Dijelaskan Syafrul, secara filosofis lansekap sudah terbentuk sejak bumi diciptakan Tuhan. “Manusia tinggal mengikuti atau memanfaatkan lansekap yang sudah ada. Kerajaan Sriwijaya mampu hidup makmur karena mengikuti lansekap tersebut. Mereka tahu dan paham lansekap di Sumatera atau sebagian besar wilayah di Asia Tenggara ini berdasarkan aliran sungai atau air, sehingga mereka mengembangkan pemukiman, pertanian, teknologi, dan sebagainya yang taat pada air atau menjaga hidrologisnya. Mereka belajar dari koridor hewan yang tidak mengenal wilayah administratif, ” kata Syafrul.

Jadi, lansekap berkelanjutan itu sebenarnya bukan sesuatu yang baru.
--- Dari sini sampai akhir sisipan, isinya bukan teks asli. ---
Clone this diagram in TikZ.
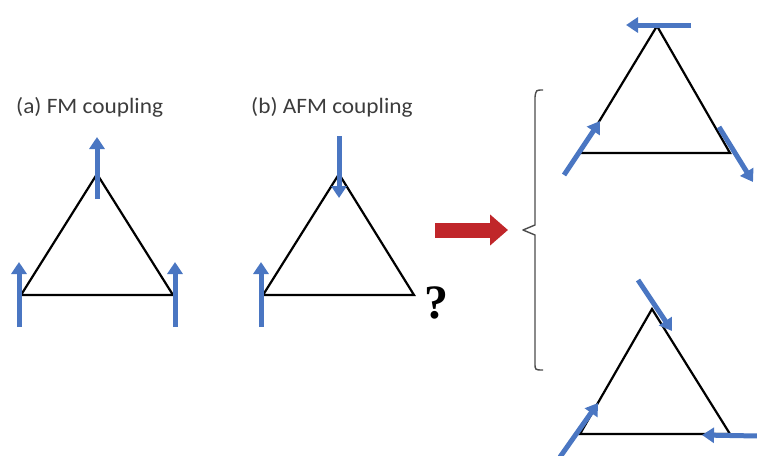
\documentclass[tikz,border=0pt]{standalone}
\usepackage{fontspec}
\setmainfont{Liberation Serif}
\newfontfamily\calib{Carlito}
\usetikzlibrary{arrows.meta}
\definecolor{spinblue}{HTML}{4A76C2}
\definecolor{arrred}{HTML}{C0262A}
\definecolor{labgray}{HTML}{3C3C3C}
\tikzset{
  tri/.style={draw=black, line width=2.2pt, line join=miter},
  spin/.style={draw=spinblue, line width=5pt, -{Triangle[length=12pt,width=15pt]}},
  lab/.style={font=\calib\fontsize{22}{26}\selectfont, text=labgray, inner sep=0pt, anchor=base west, xscale=1.06},
  bracket/.style={draw=black!70, line width=1.4pt, line join=round}
}
\begin{document}
\begin{tikzpicture}[x=1pt,y=-1pt]
\useasboundingbox (0,0) rectangle (757,455);
% (a) FM
\node[lab] (la) at (16,113) {(a) FM coupling};
\coordinate (a1) at (21,295);
\coordinate (a2) at (173,295);
\coordinate (a3) at (97,174);
\draw[tri] (a1) -- (a2) -- (a3) -- cycle;
\coordinate (a1s) at (19,327); \coordinate (a1e) at (19,262);
\coordinate (a2s) at (175,327); \coordinate (a2e) at (175,262);
\coordinate (a3s) at (97,199); \coordinate (a3e) at (97,137);
\draw[spin] (a1s) -- (a1e);
\draw[spin] (a2s) -- (a2e);
\draw[spin] (a3s) -- (a3e);
% (b) AFM
\node[lab] (lb) at (251,113) {(b) AFM coupling};
\coordinate (b1) at (263,295);
\coordinate (b2) at (414,295);
\coordinate (b3) at (339,174);
\draw[tri] (b1) -- (b2) -- (b3) -- cycle;
\coordinate (b1s) at (261,327); \coordinate (b1e) at (261,262);
\coordinate (b3s) at (339,136); \coordinate (b3e) at (339,198);
\draw[spin] (b1s) -- (b1e);
\draw[spin] (b3s) -- (b3e);
\node[font=\bfseries\fontsize{48}{52}\selectfont, inner sep=0pt] (q) at (436,303) {?};
% red arrow
\coordinate (rs) at (435,230); \coordinate (re) at (508,230);
\draw[draw=arrred, line width=15pt, -{Triangle[length=18pt,width=30pt]}] (rs) -- (re);
% bracket
\coordinate (k0) at (543,90);
\coordinate (k1) at (535,97);
\coordinate (k2) at (535,225);
\coordinate (k3) at (523,230);
\coordinate (k4) at (535,235);
\coordinate (k5) at (535,363);
\coordinate (k6) at (543,370);
\draw[bracket] (k0) .. controls (536,90) .. (k1) -- (k2) -- (k3) -- (k4) -- (k5) .. controls (535,370) .. (k6);
% top right triangle
\coordinate (c1) at (580,153);
\coordinate (c2) at (730,153);
\coordinate (c3) at (657,26);
\draw[tri] (c1) -- (c2) -- (c3) -- cycle;
\coordinate (c3s) at (691,25); \coordinate (c3e) at (626,25);
\coordinate (c1s) at (564,175); \coordinate (c1e) at (600,121);
\coordinate (c2s) at (719,127); \coordinate (c2e) at (753,182);
\draw[spin] (c3s) -- (c3e);
\draw[spin] (c1s) -- (c1e);
\draw[spin] (c2s) -- (c2e);
% bottom right triangle
\coordinate (d1) at (580,434);
\coordinate (d2) at (730,434);
\coordinate (d3) at (652,309);
\draw[tri] (d1) -- (d2) -- (d3) -- cycle;
\coordinate (d3s) at (638,280); \coordinate (d3e) at (672,331);
\coordinate (d1s) at (560,457); \coordinate (d1e) at (598,403);
\coordinate (d2s) at (758,436); \coordinate (d2e) at (702,435);
\draw[spin] (d3s) -- (d3e);
\draw[spin] (d1s) -- (d1e);
\draw[spin] (d2s) -- (d2e);
\end{tikzpicture}
\end{document}
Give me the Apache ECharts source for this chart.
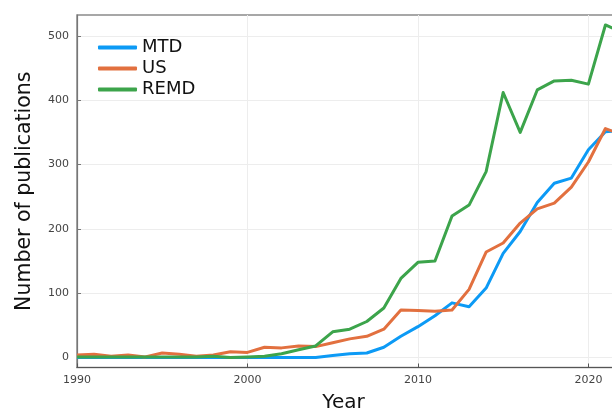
<!DOCTYPE html>
<html>
<head>
<meta charset="utf-8">
<script src="https://cdn.jsdelivr.net/npm/echarts@6/dist/echarts.min.js"></script>
<style>
  html, body { margin: 0; padding: 0; background: #fff; }
  #chart { width: 612px; height: 410px; }
</style>
</head>
<body>
<div id="chart"></div>
<script>
// Publications per year for three enhanced-sampling methods
const years = [1990, 1991, 1992, 1993, 1994, 1995, 1996, 1997, 1998, 1999,
               2000, 2001, 2002, 2003, 2004, 2005, 2006, 2007, 2008, 2009,
               2010, 2011, 2012, 2013, 2014, 2015, 2016, 2017, 2018, 2019,
               2020, 2021, 2022];
const mtd  = [0, 0, 0, 0, 0, 0, 0, 0, 0, 0,
              0, 0, 0, 0, 0, 3, 6, 7, 16, 33,
              48, 65, 85, 79, 108, 162, 196, 241, 271, 279,
              323, 351, 353];
const us   = [4, 5, 2, 4, 1, 7, 5, 2, 4, 9,
              8, 16, 15, 18, 17, 23, 29, 33, 44, 74,
              73, 72, 74, 106, 164, 178, 209, 231, 240, 265,
              304, 356, 346];
const remd = [1, 1, 1, 1, 1, 1, 1, 1, 2, 0,
              1, 2, 6, 12, 18, 40, 44, 56, 77, 123,
              148, 150, 220, 237, 289, 412, 350, 416, 430, 431,
              425, 517, 505];
const seriesNames = ['MTD', 'US', 'REMD'];
const yTicks = [0, 100, 200, 300, 400, 500];

const FONT = 'DejaVu Sans';
const colors = ['#0c9af5', '#e2703f', '#3ca44b'];

const pairs = arr => years.map((y, i) => [y, arr[i]]);
const values = [mtd, us, remd];

const chart = echarts.init(document.getElementById('chart'), null, { renderer: 'canvas' });
chart.setOption({
  animation: false,
  backgroundColor: '#ffffff',
  color: colors,
  grid: {
    left: 77, top: 15, width: 554, height: 352.5,
    containLabel: false,
    outerBoundsMode: 'none',
    show: true, borderColor: '#8a8a8a', borderWidth: 1.5, backgroundColor: 'transparent'
  },
  legend: {
    orient: 'vertical',
    left: 98, top: 38.5,
    padding: 0,
    itemWidth: 39, itemHeight: 4,
    itemGap: 3,
    icon: 'roundRect',
    data: seriesNames,
    textStyle: { fontFamily: FONT, fontSize: 18, color: '#111', lineHeight: 18 }
  },
  xAxis: {
    type: 'value',
    min: 1990, max: 2022.5, interval: 10,
    name: 'Year',
    nameLocation: 'middle',
    nameGap: 25,
    nameTextStyle: { fontFamily: FONT, fontSize: 20, color: '#111', padding: [0, 21, 0, 0] },
    axisLine: { show: true, onZero: false, lineStyle: { color: '#555', width: 1.2 } },
    axisTick: { show: true, inside: true, length: 4, lineStyle: { color: '#555' } },
    axisLabel: { fontFamily: FONT, fontSize: 11, color: '#444', margin: 7, showMaxLabel: false,
                 formatter: v => String(v) },
    splitLine: { show: true, lineStyle: { color: '#ededed', width: 1 } }
  },
  yAxis: {
    type: 'value',
    min: -15.5, max: 532.5,
    name: 'Number of publications',
    nameLocation: 'middle',
    nameGap: 42,
    nameTextStyle: { fontFamily: FONT, fontSize: 20.5, color: '#111' },
    axisLine: { show: true, onZero: false, lineStyle: { color: '#777', width: 1.2 } },
    axisTick: { show: true, inside: true, length: 4, customValues: yTicks, lineStyle: { color: '#777' } },
    axisLabel: { fontFamily: FONT, fontSize: 11, color: '#444', margin: 8, customValues: yTicks },
    splitLine: { show: true, lineStyle: { color: '#ededed', width: 1 } }
  },
  series: seriesNames.map((name, i) => ({
    name,
    type: 'line',
    data: pairs(values[i]),
    showSymbol: false,
    symbol: 'none',
    clip: true,
    lineStyle: { width: 3, color: colors[i], join: 'round' },
    itemStyle: { color: colors[i] },
    z: 2 + (i === 2 ? 1 : 0)
  }))
});
</script>
</body>
</html>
Sudah pernah dilakukan dan mampu membawa kemakmuran dan kelestarian lingkungan. “Kita hanya menjalankannya kembali karena kondisi sudah rusak,” ujarnya.

Selain pentingnya adanya badan nasional lansekap berkelanjutan tersebut, pemerintah juga sangat perlu mendukung berbagai program lansekap berkelanjutan yang sudah jalan atau mau direncanakan di Indonesia, seperti di Sumsel dengan lansekap kelola Sembilang-Dangku.